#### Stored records

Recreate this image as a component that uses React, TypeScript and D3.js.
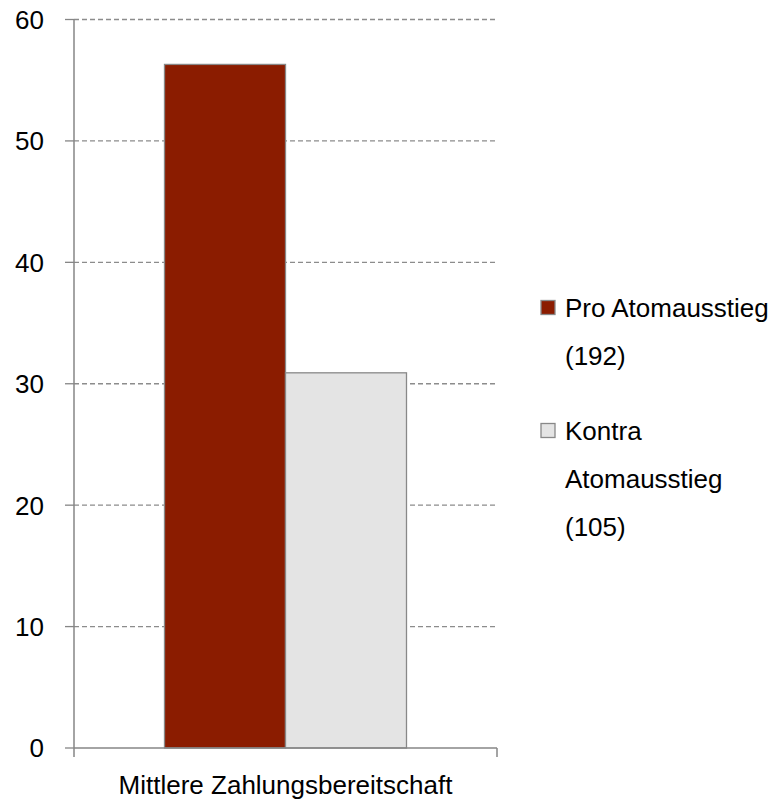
import React from "react";
import * as d3 from "d3";

const categories = ["Mittlere Zahlungsbereitschaft"];
const seriesNames = ["Pro Atomausstieg (192)", "Kontra Atomausstieg (105)"];
const seriesValues = [56.3, 30.9];
const seriesColors = ["#8B1C00", "#E4E4E4"];
const yTicks = [0, 10, 20, 30, 40, 50, 60];
const legendLines = [["Pro Atomausstieg", "(192)"], ["Kontra", "Atomausstieg", "(105)"]];

export default function App() {
  const W = 782, H = 804;
  const left = 74, right = 497, top = 19.5, bottom = 748;
  const y = d3.scaleLinear().domain([0, 60]).range([bottom, top]);
  const x0 = d3.scaleBand().domain(categories).range([left, right]).paddingInner(0).paddingOuter(0.374);
  const x1 = d3.scaleBand().domain(seriesNames).range([0, x0.bandwidth()]);
  const font = "'Liberation Sans', Arial, sans-serif";
  const axisColor = "#868686";
  const fs = 26;

  let legendY = 308;
  const legendItems: any[] = [];
  legendLines.forEach((lines, i) => {
    legendItems.push({ i, y: legendY, lines });
    legendY += lines.length * 48 + 27;
  });

  return (
    <svg width={W} height={H} style={{ position: "absolute", left: 0, top: 0 }} fontFamily={font}>
      {yTicks.map((t) => (
        <g key={t}>
          {t > 0 && (
            <line x1={left} x2={right} y1={y(t)} y2={y(t)} stroke="#8c8c8c" strokeWidth={1.3} strokeDasharray="5,3" />
          )}
          <line x1={left - 9} x2={left} y1={y(t)} y2={y(t)} stroke={axisColor} strokeWidth={1.3} />
          <text x={44} y={y(t)} dy="0.36em" textAnchor="end" fontSize={fs} fill="#000">{t}</text>
        </g>
      ))}
      {categories.map((c) => (
        <g key={c} transform={`translate(${x0(c)},0)`}>
          {seriesNames.map((s, i) => (
            <rect key={s} x={x1(s)} y={y(seriesValues[i])} width={x1.bandwidth()} height={bottom - y(seriesValues[i])}
              fill={seriesColors[i]} stroke="#888" strokeWidth={1.3} />
          ))}
        </g>
      ))}
      <line x1={left} x2={left} y1={top} y2={bottom + 9} stroke={axisColor} strokeWidth={1.5} />
      <line x1={left} x2={right} y1={bottom} y2={bottom} stroke={axisColor} strokeWidth={1.5} />
      <line x1={right} x2={right} y1={bottom} y2={bottom + 9} stroke={axisColor} strokeWidth={1.5} />
      {categories.map((c) => (
        <text key={c} x={(x0(c) as number) + x0.bandwidth() / 2} y={794} textAnchor="middle" fontSize={fs} fill="#000">{c}</text>
      ))}
      {legendItems.map((it) => (
        <g key={it.i}>
          <rect x={541} y={it.y - 7.5} width={14} height={14} fill={seriesColors[it.i]} stroke="#888" strokeWidth={1.3} />
          {it.lines.map((l: string, j: number) => (
            <text key={j} x={565} y={it.y + j * 48} dy="0.36em" fontSize={fs} fill="#000">{l}</text>
          ))}
        </g>
      ))}
    </svg>
  );
}
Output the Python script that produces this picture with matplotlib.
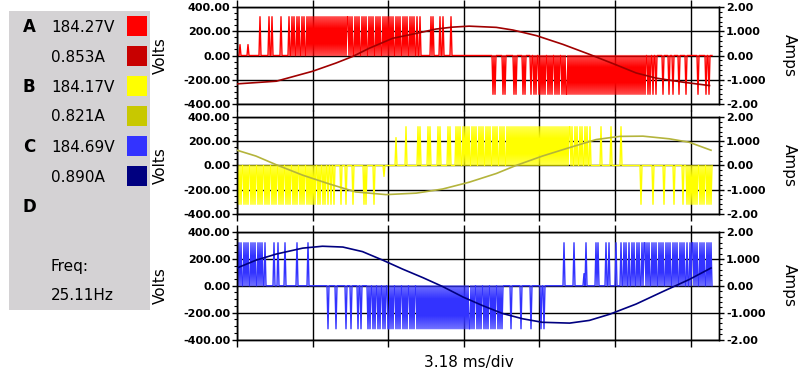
import matplotlib

matplotlib.use("Agg")
import matplotlib.pyplot as plt
import numpy as np
from matplotlib.patches import Rectangle
from matplotlib.ticker import AutoMinorLocator

# ---- data ---------------------------------------------------------------
# voltage traces, one sample per screen pixel, one string block per division
# '.' = 0 V, '+' / '-' = bus rail, 'p' / 'n' / 'h' = partly drawn pulses
LEVELS = {".": 0, "+": 320, "-": -320, "p": 90, "n": -90, "h": 230}
SAMPLES_PER_DIV = 75.6
MS_PER_DIV = 3.18

va_trace = (
    "...p" + "." * 7 + "p" + "." * 11 + "+" + "." * 8 + "+..+" + "." * 8 + "+" + "." * 7
    + "+..+." * 4 + "+.+."
    + "+." * 17 + "+" + "+.+.+.." * 5 + "+.+.+."
    + "+.+.+.." * 4 + "+..+..."
    + "." * 7 + "+.+" + "." * 6 + "+..+" + "." * 7 + "+" + "." * 13
    + "." * 28 + "-.-" + "." * 7 + "-.-" + "." * 8 + "-.-" + "." * 6 + "-.-" + "." * 5 + "-.." + "-.-..-."
    + "-.-.-.." * 3 + "-.-.-" + "-." * 25
    + "-." * 13 + "-.-..-.-..-.." + "-"
    + "." * 6 + "-" + "." * 5 + "-" + "..." + "-" + "." * 5 + "-" + "." * 6 + "-" + "." * 6
    + "....." + "-" + "." * 7 + "-..-..."
)
vb_trace = (
    "-.-.-.." * 10 + "-.-.-."
    + "-.-.." * 3 + "-..-." + ".-.."
    + "...." + "-" + "...." + "-" + "." * 6 + "-" + "." * 10 + "-.-" + "." * 7 + "-" + "." * 9 + "n" + "...."
    + "." * 7 + "h" + "." * 9 + "+" + "." * 11 + "+.+" + "." * 7 + "+.+" + "." * 7 + "+.+" + "." * 7
    + "+.+" + "." * 5 + "+.+.+..+."
    + "+.+.+.." * 6 + "+." + "+." * 16
    + "+." * 14 + "+" + "+.+.." * 4 + "+..." + "." * 7 + "+" + "." * 9 + "+" + "." * 5
    + "...." + "+" + "." * 19 + "-" + "." * 11 + "-" + "." * 10 + "-" + "." * 9 + "-" + "." * 8 + "-..." + "-.-.-."
    + "-.-.-.." * 2 + "-.-.-."
)
vc_trace = (
    "+.+.+.." * 4 + "+.." + "." * 6 + "+..." + "+" + "." * 6 + "+" + "." * 11 + "+" + "." * 10 + "+" + "...."
    + "." * 15 + "-" + "." * 7 + "-" + "." * 9 + "-...." + "-" + "." * 6 + "-..-" + "." * 6 + "-.-.." * 4 + "-"
    + "-.-.-.." * 4 + "-.-.-." + "-." * 21
    + "-.-.-" + "-.-.-.." * 4 + "-." + "-.-." + "." * 7 + "-" + "." * 9 + "-" + "." * 9 + "-" + "." * 9
    + "-..-" + "." * 19 + "+" + "." * 9 + "+" + "." * 9 + "p.+" + "." * 9 + "+.+" + "." * 7 + "+..+" + "." * 6 + "+"
    + "...." + "+..+.+..+..+.+..+.+..+.+" + "+.+.+.." * 6 + "+.." + "+.+"
    + "+.+.+.." * 2 + "+.+.+."
)

# phase currents (time in divisions, amps)
ia_t = [0.0, 0.52, 1.00, 1.31, 1.53, 1.75, 2.06, 2.37, 2.63, 2.85, 3.07, 3.43, 3.65, 3.96, 4.31, 4.66, 5.01, 5.28, 5.54, 5.90, 6.25]
ia = [-1.17, -1.06, -0.65, -0.31, -0.04, 0.30, 0.71, 0.91, 1.09, 1.17, 1.21, 1.16, 1.05, 0.82, 0.46, 0.05, -0.38, -0.72, -0.93, -1.10, -1.24]
ib_t = [0.0, 0.25, 0.52, 0.87, 1.22, 1.57, 1.97, 2.37, 2.72, 3.07, 3.43, 3.69, 4.04, 4.40, 4.75, 5.06, 5.37, 5.72, 5.98, 6.27]
ib = [0.63, 0.39, 0.03, -0.40, -0.76, -1.09, -1.20, -1.14, -0.97, -0.69, -0.33, 0.0, 0.39, 0.74, 1.07, 1.20, 1.21, 1.10, 0.96, 0.63]
ic_t = [0.0, 0.25, 0.52, 0.87, 1.13, 1.40, 1.66, 1.93, 2.19, 2.46, 2.72, 2.99, 3.25, 3.51, 3.78, 4.04, 4.40, 4.66, 4.93, 5.28, 5.63, 5.98, 6.27]
ic = [0.66, 0.95, 1.18, 1.40, 1.47, 1.44, 1.27, 0.95, 0.62, 0.30, -0.03, -0.42, -0.74, -1.03, -1.23, -1.36, -1.39, -1.29, -1.06, -0.68, -0.22, 0.23, 0.66]

phase_names = ["A", "B", "C", "D"]
rms_volts = ["184.27V", "184.17V", "184.69V"]
rms_amps = ["0.853A", "0.821A", "0.890A"]
freq_text = "25.11Hz"

volt_ticks = [-400, -200, 0, 200, 400]
volt_labels = ["-400.00", "-200.00", "0.00", "200.00", "400.00"]
amp_ticks = [-2, -1, 0, 1, 2]
amp_labels = ["-2.00", "-1.000", "0.00", "1.000", "2.00"]

V_COLORS = ["#ff0000", "#ffff00", "#3333ff"]
I_COLORS = ["#c80000", "#c8c800", "#000080"]
I_LINE = ["#a00000", "#b4b43c", "#000080"]

W, H = 800, 374


def fx(px):
    return px / W


def fy(py):
    return 1 - py / H


fig = plt.figure(figsize=(W / 100, H / 100), dpi=100, facecolor="white")

# side panel with readings
fig.patches.append(Rectangle((fx(9), fy(310)), fx(141), 299 / H, transform=fig.transFigure,
                             facecolor="#d4d2d4", edgecolor="none", zorder=0))
for i, name in enumerate(phase_names):
    y = 27 + 60 * i
    fig.text(fx(29), fy(y), name, ha="center", va="center", fontsize=12, fontweight="bold")
    if i < 3:
        fig.text(fx(51), fy(y), rms_volts[i], ha="left", va="center", fontsize=11)
        fig.text(fx(51), fy(y + 30), rms_amps[i], ha="left", va="center", fontsize=11)
        for k, col in enumerate([V_COLORS[i], I_COLORS[i]]):
            top = 16 + 60 * i + 30 * k
            fig.patches.append(Rectangle((fx(127), fy(top + 20)), 20 / W, 20 / H,
                                         transform=fig.transFigure, facecolor=col, edgecolor="none"))
fig.text(fx(51), fy(267), "Freq:", ha="left", va="center", fontsize=11)
fig.text(fx(51), fy(296), freq_text, ha="left", va="center", fontsize=11)

traces = [va_trace, vb_trace, vc_trace]
cur_t = [ia_t, ib_t, ic_t]
cur = [ia, ib, ic]
boxes = [(7, 104), (117, 214), (232, 339.5)]
x_max = 482 / SAMPLES_PER_DIV

for i, (top, bot) in enumerate(boxes):
    ax = fig.add_axes([fx(237), fy(bot), 482 / W, (bot - top) / H])
    volts = np.array([LEVELS[c] for c in traces[i]])
    t = np.arange(len(volts)) / SAMPLES_PER_DIV
    ax.plot(t, volts, color=V_COLORS[i], lw=1.0, zorder=2)
    ax.set_xlim(0, x_max)
    ax.set_ylim(-400, 400)
    ax.set_axisbelow(True)
    ax.set_xticks(range(0, 7))
    ax.set_xticklabels([])
    ax.set_yticks(volt_ticks)
    ax.set_yticklabels(volt_labels, fontsize=8, fontweight="bold")
    ax.yaxis.set_minor_locator(AutoMinorLocator(4))
    ax.grid(True, which="major", color="black", lw=1)
    ax.tick_params(axis="x", direction="out", top=True, bottom=True, length=5, width=1)
    ax.tick_params(axis="y", which="major", direction="out", length=3.6, width=1, pad=1)
    ax.tick_params(axis="y", which="minor", direction="out", length=2, width=0.8)
    for sp in ax.spines.values():
        sp.set_color("black")
        sp.set_linewidth(1)

    ax2 = ax.twinx()
    ax2.plot(cur_t[i], cur[i], color=I_LINE[i], lw=1.2, zorder=3)
    ax2.set_ylim(-2, 2)
    ax2.set_yticks(amp_ticks)
    ax2.set_yticklabels(amp_labels, fontsize=8, fontweight="bold")
    ax2.yaxis.set_minor_locator(AutoMinorLocator(5))
    ax2.tick_params(axis="y", which="major", direction="out", length=3.6, width=1, pad=1.5)
    ax2.tick_params(axis="y", which="minor", direction="out", length=2, width=0.8)
    for sp in ax2.spines.values():
        sp.set_color("black")
        sp.set_linewidth(1)

    mid = (top + bot) / 2
    fig.text(fx(160), fy(mid), "Volts", rotation=90, ha="center", va="center", fontsize=11)
    fig.text(fx(789), fy(mid), "Amps", rotation=270, ha="center", va="center", fontsize=11)

fig.text(fx(469), fy(362), f"{MS_PER_DIV:.2f} ms/div", ha="center", va="center", fontsize=11)

fig.savefig("out.png", dpi=100, facecolor="white")
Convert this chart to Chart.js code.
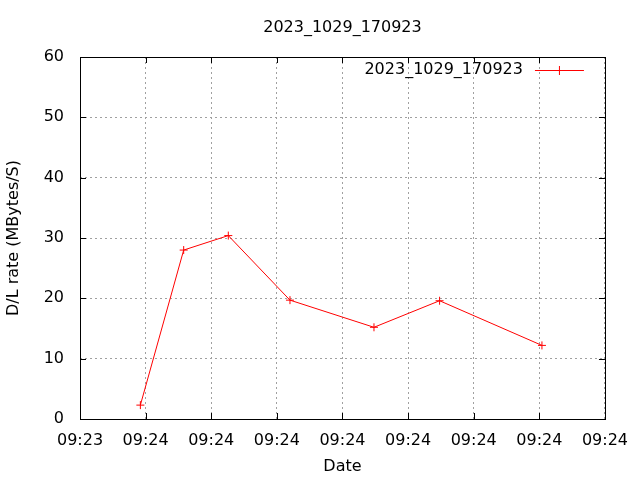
<!DOCTYPE html>
<html>
<head>
<meta charset="utf-8">
<script src="https://cdn.jsdelivr.net/npm/chart.js@4"></script>
<style>
  html, body { margin: 0; padding: 0; background: #fff; }
  #wrap { width: 640px; height: 480px; }
</style>
</head>
<body>
<div id="wrap"><canvas id="myChart" width="640" height="480"></canvas></div>
<script>
// seconds after 09:23:55 for each sample
const seconds = [4.6, 7.9, 11.3, 16.0, 22.4, 27.4, 35.2]
const rates = [2.3, 28.0, 30.4, 19.7, 15.2, 19.6, 12.2]
const xTickLabels = ['09:23', '09:24', '09:24', '09:24', '09:24', '09:24', '09:24', '09:24', '09:24']
const seriesName = '2023_1029_170923'

const FONT = 'DejaVu Sans'
Chart.defaults.font.family = FONT
Chart.defaults.font.size = 16
Chart.defaults.color = '#000'

// gnuplot style frame: black border, inward ticks on all four sides, title over the plot, key in the corner
const frame = {
    id: 'frame',
    afterDatasetsDraw(chart) {
        const { ctx, chartArea: a, scales } = chart
        ctx.save()
        ctx.strokeStyle = '#000'
        ctx.lineWidth = 1
        ctx.beginPath()
        scales.x.ticks.forEach(t => {
            const px = Math.round(scales.x.getPixelForValue(t.value)) + 0.5
            ctx.moveTo(px, a.bottom); ctx.lineTo(px, a.bottom - 6)
            ctx.moveTo(px, a.top); ctx.lineTo(px, a.top + 6)
        })
        scales.y.ticks.forEach(t => {
            const py = Math.round(scales.y.getPixelForValue(t.value)) + 0.5
            ctx.moveTo(a.left, py); ctx.lineTo(a.left + 6, py)
            ctx.moveTo(a.right, py); ctx.lineTo(a.right - 6, py)
        })
        ctx.stroke()
        ctx.strokeRect(Math.round(a.left) + 0.5, Math.round(a.top) + 0.5, Math.round(a.right - a.left), Math.round(a.bottom - a.top))

        ctx.font = '16px ' + FONT
        ctx.fillStyle = '#000'
        ctx.textBaseline = 'middle'

        // title
        ctx.textAlign = 'center'
        ctx.fillText(seriesName, (a.left + a.right) / 2, 28)

        // key
        const ds = chart.data.datasets[0]
        const ly = a.top + 13
        ctx.textAlign = 'right'
        ctx.fillText(ds.label, a.right - 82, ly)
        ctx.strokeStyle = ds.borderColor
        ctx.beginPath()
        ctx.moveTo(a.right - 70, ly + 0.5); ctx.lineTo(a.right - 21, ly + 0.5)
        ctx.moveTo(a.right - 45.5, ly - 4); ctx.lineTo(a.right - 45.5, ly + 5)
        ctx.stroke()
        ctx.restore()
    }
}

const ctx = document.getElementById('myChart')
new Chart(ctx, {
    type: 'line',
    data: {
        datasets: [{
            label: seriesName,
            data: seconds.map((s, i) => ({ x: s, y: rates[i] })),
            borderColor: '#ff0000',
            backgroundColor: '#ff0000',
            borderWidth: 1,
            pointStyle: 'cross',
            pointRadius: 4,
            pointBorderWidth: 1,
            tension: 0
        }]
    },
    options: {
        responsive: false,
        animation: false,
        layout: { padding: { left: 0, right: 34, top: 57, bottom: 0 } },
        plugins: {
            legend: { display: false },
            tooltip: { enabled: false },
            title: { display: false }
        },
        scales: {
            x: {
                type: 'linear',
                min: 0,
                max: 40,
                afterFit: s => { s.height = 61 },
                ticks: {
                    stepSize: 5,
                    padding: 12,
                    maxRotation: 0,
                    autoSkip: false,
                    callback: (v, i) => xTickLabels[i]
                },
                grid: { color: '#a0a0a0', drawTicks: false },
                border: { display: false, dash: [2, 3] },
                title: { display: true, text: 'Date', padding: { top: 0, bottom: 3.6 } }
            },
            y: {
                min: 0,
                max: 60,
                afterFit: s => { s.width = 80 },
                ticks: { stepSize: 10, padding: 16 },
                grid: { color: '#a0a0a0', drawTicks: false },
                border: { display: false, dash: [2, 3] },
                title: { display: true, text: 'D/L rate (MBytes/S)', padding: { top: 4.4, bottom: 0 } }
            }
        }
    },
    plugins: [frame]
})
</script>
</body>
</html>
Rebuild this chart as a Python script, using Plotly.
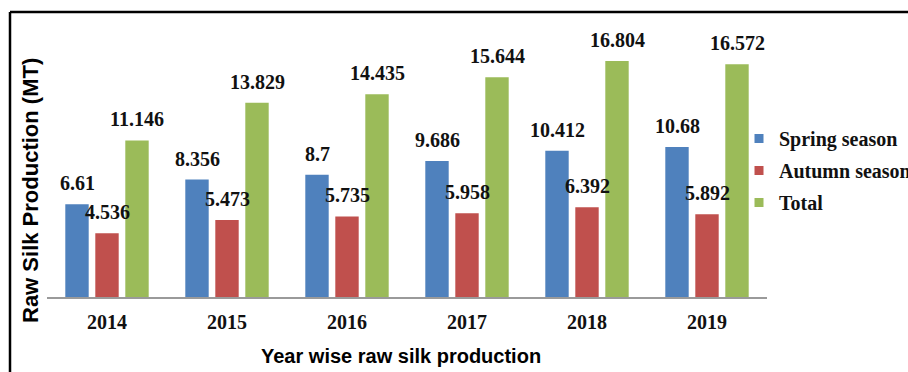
import plotly.graph_objects as go

# Raw silk production (MT) by season, 2014-2019
years = ["2014", "2015", "2016", "2017", "2018", "2019"]
spring = [6.61, 8.356, 8.7, 9.686, 10.412, 10.68]
autumn = [4.536, 5.473, 5.735, 5.958, 6.392, 5.892]
total = [11.146, 13.829, 14.435, 15.644, 16.804, 16.572]

series = [
    ("Spring season", spring, "#4F81BD"),
    ("Autumn season", autumn, "#C0504D"),
    ("Total", total, "#9BBB59"),
]

W, H = 908, 372
ML, MR, MT, MB = 47, 141, 16, 75
PW, PH = W - ML - MR, H - MT - MB

serif = "Liberation Serif, Times New Roman, serif"
sans = "Liberation Sans, Arial, sans-serif"
label_font = dict(family=serif, size=20, color="#111", weight="bold")

fig = go.Figure()
for name, vals, color in series:
    fig.add_trace(go.Bar(x=years, y=vals, name=name, marker_color=color,
                         marker_line_width=0, showlegend=False))
    # compact square legend swatch
    fig.add_trace(go.Scatter(x=[None], y=[None], mode="markers", name=name,
                             marker=dict(symbol="square", size=9, color=color),
                             legendgroup=name))

# value labels above each bar
offsets = [-0.25, 0.0, 0.25]
for (name, vals, color), off in zip(series, offsets):
    for i, v in enumerate(vals):
        fig.add_annotation(x=i + off, y=v, text=str(v),
                           showarrow=False, yanchor="bottom", yshift=8,
                           font=label_font)

# axis titles
fig.add_annotation(x=(30 - ML) / PW, y=(297 - 191) / PH, xref="paper", yref="paper",
                   xanchor="center", yanchor="middle",
                   text="<b>Raw Silk Production (MT)</b>", textangle=-90, showarrow=False,
                   font=dict(family=sans, size=22, color="#000"))
fig.add_annotation(x=(401 - ML) / PW, y=(297 - 356) / PH, xref="paper", yref="paper",
                   xanchor="center", yanchor="middle",
                   text="<b>Year wise raw silk production</b>", showarrow=False,
                   font=dict(family=sans, size=20, color="#000"))

# outer frame (top and left edges)
fx = (10 - ML) / PW
fy = (297 - 12) / PH
fig.add_shape(type="line", xref="paper", yref="paper", x0=fx, x1=2, y0=fy, y1=fy,
              line=dict(color="#000", width=2.5))
fig.add_shape(type="line", xref="paper", yref="paper", x0=fx, x1=fx, y0=fy, y1=-2,
              line=dict(color="#000", width=2.5))

fig.update_layout(
    width=W, height=H,
    margin=dict(l=ML, r=MR, t=MT, b=MB, autoexpand=False),
    paper_bgcolor="white", plot_bgcolor="white",
    barmode="group", bargap=0.25, bargroupgap=0.22,
    legend=dict(x=(739 - ML) / PW, xanchor="left", y=(297 - 119) / PH, yanchor="top",
                font=label_font, traceorder="grouped", tracegroupgap=3,
                bgcolor="rgba(0,0,0,0)", itemwidth=30),
    xaxis=dict(showline=True, linecolor="#9a9a9a", linewidth=2, ticks="",
               ticklabelstandoff=6,
               tickfont=dict(family=serif, size=20, color="#111", weight="bold"),
               showgrid=False, zeroline=False),
    yaxis=dict(range=[0, 20], visible=False, showgrid=False, zeroline=False),
)

fig.write_html("out.html")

#### Objective
List each line holding the string "Python".

#### Written answer
Output the Python script that produces this picture with matplotlib.
Rebuild this chart as a Python script, using Plotly.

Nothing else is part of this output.